Capped supply tokens
Capped supply tokens give you a ceiling but not a wall. You set a maximum supply that can never be exceeded, but you don't have to mint everything upfront. You start with an initial supply and retain the ability to mint more tokens later, up to that cap.
This is the middle ground. Holders get a hard guarantee that supply will never exceed X tokens, but you keep flexibility to mint additional tokens as your project grows. Maybe you need tokens for staking rewards six months from now. Maybe you want to fund development in phases. Capped supply lets you do that without opening the door to unlimited inflation.
When to use capped supply:
- Projects with phased rollouts or milestone-based token releases
- Tokens that need staking or reward distributions over time
- Teams that want flexibility but still need to reassure holders about max supply
Capped supply works best when you're transparent about it. Your community needs to understand why minting rights exist and when you plan to use them. Publishing a minting schedule builds a lot of trust here.
Unlimited supply tokens
Unlimited supply tokens have no ceiling at all. The contract owner can mint new tokens whenever needed, with no maximum cap. This sounds scary, and honestly it can be if there's no clear reason for it.
But unlimited supply has legitimate use cases. Reward programs that distribute tokens continuously need the ability to mint on demand. Governance tokens that expand as the community grows might need unlimited supply. Inflationary models that deliberately dilute supply over time (like some stablecoin mechanisms) rely on it.
Unlimited supply makes sense for ongoing reward or incentive programs, governance tokens for growing DAOs, and utility tokens where demand drives new issuance. Basically, any project that explicitly uses inflation as a feature rather than a bug.
The trade-off is trust. Unlimited minting power means holders are relying entirely on the team's judgment. If you go this route, consider adding governance controls or timelocks so minting can't happen unilaterally.
Fixed vs Capped vs Unlimited: side-by-side comparison
| Feature | Fixed Supply | Capped Supply | Unlimited Supply |
|---|---|---|---|
| Minting After Deploy | No | Yes, up to cap | Yes, no limit |
| Max Supply | Set at deploy | Set at deploy | None |
| Best For | Meme coins, store of value | Phased projects, staking rewards | Reward programs, governance |
| Trust Signal | Highest | High (cap is verifiable) | Lowest (requires trust in team) |
| Complexity | Simplest | Moderate | Moderate to high |
Which supply type is right for your project?
Not sure? Run through this:
- You're launching a meme coin or community token and want maximum trust with minimum complexity. Go with fixed supply. Mint everything at deploy, send it to your wallet, and let the market do its thing.
- You're building a project with a roadmap that includes staking, rewards, or phased releases. Capped supply gives you room to grow without scaring off holders.
- You're creating a utility or governance token for an ongoing protocol that needs to issue tokens as the ecosystem expands. Unlimited supply makes sense, but pair it with governance controls.
- You want a deflationary mechanic where tokens get burned over time. Start with a fixed or capped supply and enable burning. Check out the Deflationary Token builder for this.

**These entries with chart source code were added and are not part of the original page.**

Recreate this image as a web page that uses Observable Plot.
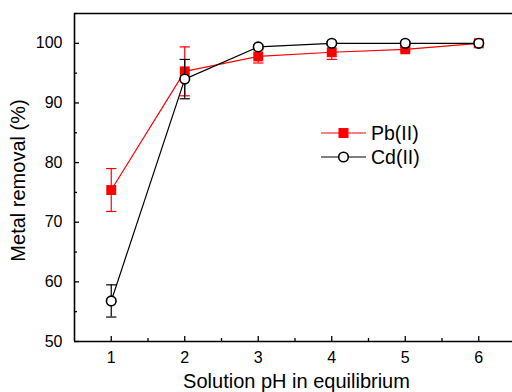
<!DOCTYPE html>
<html>
<head>
<meta charset="utf-8">
<script src="https://cdn.jsdelivr.net/npm/d3@7"></script>
<script src="https://cdn.jsdelivr.net/npm/@observablehq/plot@0.6"></script>
<style>
  html, body { margin: 0; padding: 0; background: #fff; }
  #chart { width: 512px; height: 392px; overflow: hidden; }
</style>
</head>
<body>
<div id="chart"></div>
<script>
const pH = [1, 2, 3, 4, 5, 6];
const pbRemoval = [75.4, 95.3, 97.8, 98.5, 99.0, 100];
const pbError = [3.6, 4.1, 1.1, 1.2, 0.3, 0.2];
const cdRemoval = [56.8, 94.0, 99.4, 100, 100, 100];
const cdError = [2.7, 3.3, 0.3, 0.3, 0.3, 0.2];
const seriesNames = ["Pb(II)", "Cd(II)"];
const xMajorTicks = [1, 2, 3, 4, 5, 6];
const xMinorTicks = [1.5, 2.5, 3.5, 4.5, 5.5, 6.5];
const yMajorTicks = [50, 60, 70, 80, 90, 100];
const yMinorTicks = [55, 65, 75, 85, 95, 105];
const xTitle = "Solution pH in equilibrium";
const yTitle = "Metal removal (%)";

const pb = pH.map((x, i) => ({x, y: pbRemoval[i], lo: pbRemoval[i] - pbError[i], hi: pbRemoval[i] + pbError[i]}));
const cd = pH.map((x, i) => ({x, y: cdRemoval[i], lo: cdRemoval[i] - cdError[i], hi: cdRemoval[i] + cdError[i]}));

const W = 512, H = 392, mL = 74, mT = 13, mB = 51, mR = 0;
const xDom = [0.5, 0.5 + (W - mL) / 73.5];
const yDom = [50, 105];
const frameW = W - mL - mR, frameH = H - mT - mB;

const capSymbol = {
  draw(ctx, size) {
    const w = Math.sqrt(size);
    ctx.moveTo(-w / 2, 0);
    ctx.lineTo(w / 2, 0);
  }
};

const RED = "#ff0000", BLK = "#000000";

function series(data, color, marker) {
  const withErr = data.filter(d => d.hi - d.lo > 0.5);
  const m = [
    Plot.line(data, {x: "x", y: "y", stroke: color, strokeWidth: 1.2}),
    Plot.ruleX(withErr, {x: "x", y1: "lo", y2: "hi", stroke: color, strokeWidth: 1.2}),
    Plot.dot(withErr, {x: "x", y: "hi", symbol: capSymbol, r: 5.8, stroke: color, strokeWidth: 1.2, fill: "none"}),
    Plot.dot(withErr, {x: "x", y: "lo", symbol: capSymbol, r: 5.8, stroke: color, strokeWidth: 1.2, fill: "none"})
  ];
  if (marker === "square") {
    m.push(Plot.dot(data, {x: "x", y: "y", symbol: "square", r: 5.6, fill: color, stroke: "none"}));
  } else {
    m.push(Plot.dot(data, {x: "x", y: "y", symbol: "circle", r: 4.8, fill: "white", stroke: color, strokeWidth: 1.6}));
  }
  return m;
}

const chart = Plot.plot({
  width: W, height: H,
  marginLeft: mL, marginTop: mT, marginBottom: mB, marginRight: mR,
  style: {fontFamily: "'Liberation Sans', Arial, sans-serif", fontSize: "16px", background: "white", color: "black"},
  x: {domain: xDom, axis: null},
  y: {domain: yDom, axis: null},
  marks: [
    Plot.axisX(xMajorTicks, {tickSize: 0, tickPadding: 10, fontSize: 16, label: null}),
    Plot.axisY(yMajorTicks, {tickSize: 0, tickPadding: 12, fontSize: 16, label: null}),
    Plot.ruleX(xMajorTicks, {x: d => d, insetTop: frameH - 5, stroke: BLK, strokeWidth: 1.3}),
    Plot.ruleX(xMinorTicks, {x: d => d, insetTop: frameH - 3, stroke: BLK, strokeWidth: 1.3}),
    Plot.ruleY(yMajorTicks, {y: d => d, insetRight: frameW - 5, stroke: BLK, strokeWidth: 1.3}),
    Plot.ruleY(yMinorTicks, {y: d => d, insetRight: frameW - 3, stroke: BLK, strokeWidth: 1.3}),
    ...series(pb, RED, "square"),
    ...series(cd, BLK, "circle"),
    Plot.ruleY([yDom[1]], {stroke: BLK, strokeWidth: 1.6}),
    Plot.ruleY([yDom[0]], {stroke: BLK, strokeWidth: 1.6}),
    Plot.ruleX([xDom[0]], {stroke: BLK, strokeWidth: 1.6}),
    Plot.text([xTitle], {text: d => d, frameAnchor: "bottom", textAnchor: "middle", dy: 46, dx: 3, fontSize: 20, fill: BLK}),
    Plot.text([yTitle], {text: d => d, frameAnchor: "left", textAnchor: "middle", rotate: -90, dx: -56, dy: 3, fontSize: 20, fill: BLK})
  ]
});

// Legend drawn into the same SVG
const svg = d3.select(chart);
const legend = svg.append("g")
  .attr("font-family", "'Liberation Sans', Arial, sans-serif")
  .attr("font-size", 19.5)
  .attr("text-anchor", "start");
const legendItems = [
  {name: seriesNames[0], color: RED, marker: "square", y: 133},
  {name: seriesNames[1], color: BLK, marker: "circle", y: 157}
];
for (const it of legendItems) {
  legend.append("line").attr("x1", 321).attr("x2", 366).attr("y1", it.y).attr("y2", it.y)
    .attr("stroke", it.color).attr("stroke-width", 1.2);
  if (it.marker === "square") {
    legend.append("rect").attr("x", 338.5).attr("y", it.y - 5).attr("width", 10).attr("height", 10).attr("fill", it.color);
  } else {
    legend.append("circle").attr("cx", 343.5).attr("cy", it.y).attr("r", 4.8)
      .attr("fill", "white").attr("stroke", it.color).attr("stroke-width", 1.6);
  }
  legend.append("text").attr("x", 371).attr("y", it.y).attr("dy", "0.35em")
    .attr("text-anchor", "start").attr("fill", "black").text(it.name);
}

document.getElementById("chart").appendChild(chart);
</script>
</body>
</html>
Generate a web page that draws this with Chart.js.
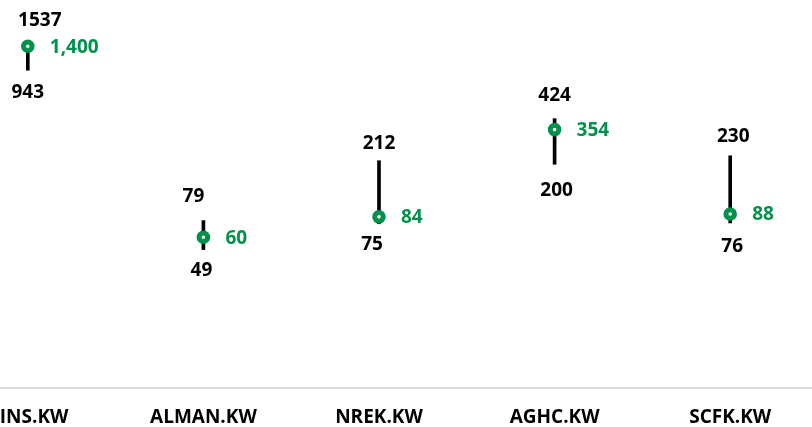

- You're doing a fair launch where 100% of supply goes into a liquidity pool. Fixed supply is the obvious pick here, and you can set it up through the Fair Launch Token creator.
How to set your token supply on CreateMyToken
Setting your supply type takes about 30 seconds in our Token Builder:
- Head to the Ultimate Token Creator and connect your wallet
- Enter your token name, symbol, and decimals
- Set your Initial Supply, this is how many tokens get minted at deploy
- If you want capped supply, enable Minting Support and set a Max Supply higher than your initial supply
- If you want unlimited supply, enable both Minting Support and Unlimited Supply
- For fixed supply, just leave minting disabled, your initial supply becomes your total supply
- Hit deploy, confirm in your wallet, and you're live
The whole process takes a couple of minutes and costs a few dollars in gas on most chains.
Frequently asked questions
Can I change my token's supply type after deployment?
No. Once your token contract is deployed, the supply model is permanent. If you deployed a fixed supply token, you can't add minting later. This is why choosing the right model upfront matters. If you're unsure, check out our FAQ page for more details on token configuration.
What's the most popular supply type for new tokens?
Fixed supply is by far the most common, especially for meme coins and community tokens. It's the simplest to understand, the easiest to deploy, and it sends the strongest trust signal to potential holders. Most tokens created through our Token Builder use fixed supply.
Does supply type affect my token's price?
Supply type doesn't directly set your price, but it heavily influences how the market perceives your token. Fixed supply tokens benefit from scarcity narratives. Unlimited supply tokens can face selling pressure if new tokens are minted aggressively. The market cares about both total supply and the rate at which new tokens enter circulation, so your supply model is a core part of how traders evaluate your project.